Frame dragging results from a general-relativistic effect called gravitomagnetism — so named because it’s analogous to the way magnetism was revealed to be merely the special-relativity transformation of an electrostatic field that moves. So, just as a moving electron creates a magnetic field, a moving mass generates a gravitomagnetic field. The field exerts a sideways force, similar to the force a magnetic field exerts on a charged particle, on any mass moving though it, causing the object’s path to deflect.
This was heady stuff in 1959. But by the time of GP-B’s much-delayed launch, other confirmations of these effects were dissipating much of its rationale.
A Long-Sought Goal
The experiment’s basic design was born in 1920, when physicists J. A. Schouten and Arthur S. Eddington suggested the use of gyroscopes to test general relativity. In 1959 MIT physicist Donald Pugh suggested using a satellite, whose motion would be compensated for atmospheric drag, to provide a perfect, zero-g inertial reference frame in which to hold the gyroscopes.
Orbiting Earth in a special housing at a height of 400 miles, GP-B’s gyroscopes consist of four spheres the size of Ping-Pong balls coated with niobium. They were cited in the Guinness World Records as the most perfectly spherical objects ever made. The housing was set to maintain a perfect lock on a guide star (IM Pegasi). If Newtonian physics were all that applied, the gyroscopes would never change orientation and stay pointed at the star. If Einstein were right, the two effects would cause the gyroscopes to drift by a tiny angle, measured in arcseconds, over the course of the mission.
But GP-B’s confirmation of the geodetic effect to a precision of 0.3% (6,601.8 ± 18.3 milliarcseconds) is not exactly stunning. Astronomers had already done this to 0.002% accuracy, 150 times better, by measuring the time delay in radio signals from the Cassini spacecraft as they passed through the gravitational field of the Sun.
“I am pleased but not impressed by the geodetic-precession part of the result,” said Michael Kramer, a member of an international team studying binary pulsars and a contributor to S&T on the subject (August 2010 issue). “However, for the frame dragging [part], I still think it is a significant advance as it really shows a direct measurement of the effect on a spinning top, which is really quite nice.”

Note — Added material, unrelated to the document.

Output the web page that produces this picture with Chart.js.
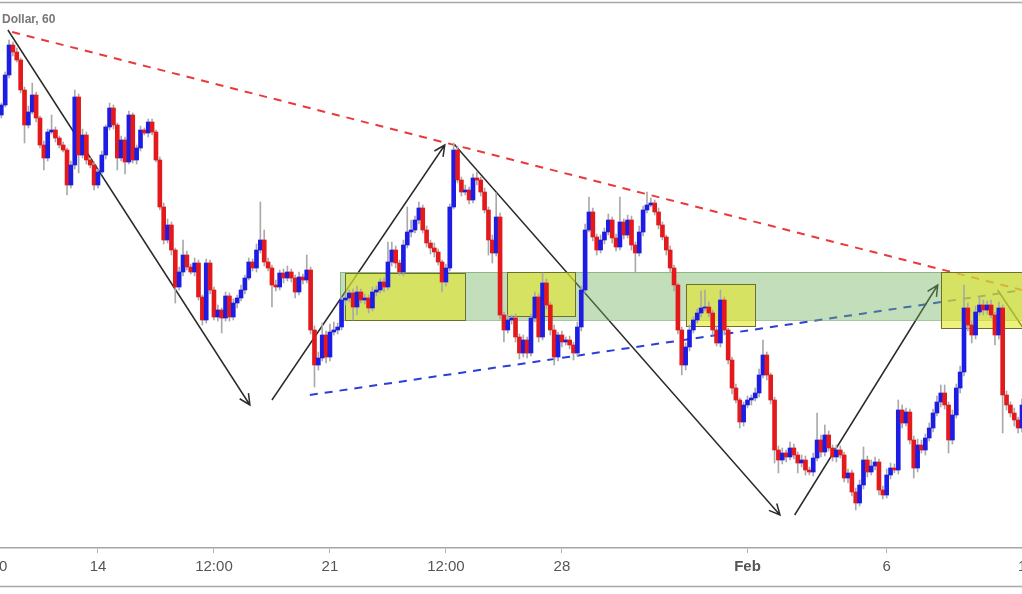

But GP-B confirmed frame-dragging to only 20% accuracy (37.2 ± 7.2 milliarcseconds). Kramer called this “a very nice stone in the big mosaic to understand gravity,” while explaining that experiments on binary pulsars are aiming to calculate frame-dragging more precisely than GP-B.
And here, lunar-ranging experiments are way ahead. The Apollo astronauts left retro-reflector mirrors on the Moon, and laser ranging from Earth can now track their positions to millimeters. At that level of precision, the Moon’s motion in orbit has confirmed gravitomagnetism, the source of frame-dragging, to 0.15%, or 130 times better than GP-B.
“I won’t say there is no value in testing physics in a novel way,” says Tom Murphy (University of California in San Diego), a member of the lunar-ranging project, “but any discrepancy would have been incredibly jarring.”
Other physicists have said that if GP-B produced any other result than it did, they would probably just assume that GP-B’s engineers had pushed their technology too far.
Costs and Benefits
So, was it worth $750 million?
NASA considered terminating the GP-B program several times during its protracted development. As recently as 2008, a panel of 15 scientists ranked GP-B last in a review of which space-science missions should receive funding. But a very perseverant team led by Everitt lobbied Congress hard to see the mission through to completion, bypassing normal channels.
Speaking at a NASA press conference on Wednesday, Rex Geveden, GP-B’s program manager at the time of its launch (now the president of Teledyne Brown Engineering), said “Gravity Probe B is about science, technology and a triumph of the human spirit in the end.” The press-conference panel also boasted of GP-B’s educational value. The lengthy mission served as a training ground for 100 doctoral students, 15 other graduate students, 350 undergraduates, and more than four dozen high-school students.
Those who have long been following the mission heard a note of defensiveness here. Every space mission involves students; rarely does NASA have to cast that far to help justify it.
Even so, one can’t help but wonder what Einstein might have said if he were here to see the results. We can only look back to 1919, when shortly after the solar eclipse that provided general relativity’s very first (though weak) confirmation, he was asked what he might have felt if his prediction had been wrong. “I would feel sorry for the dear Lord,” he said. “The theory is correct.”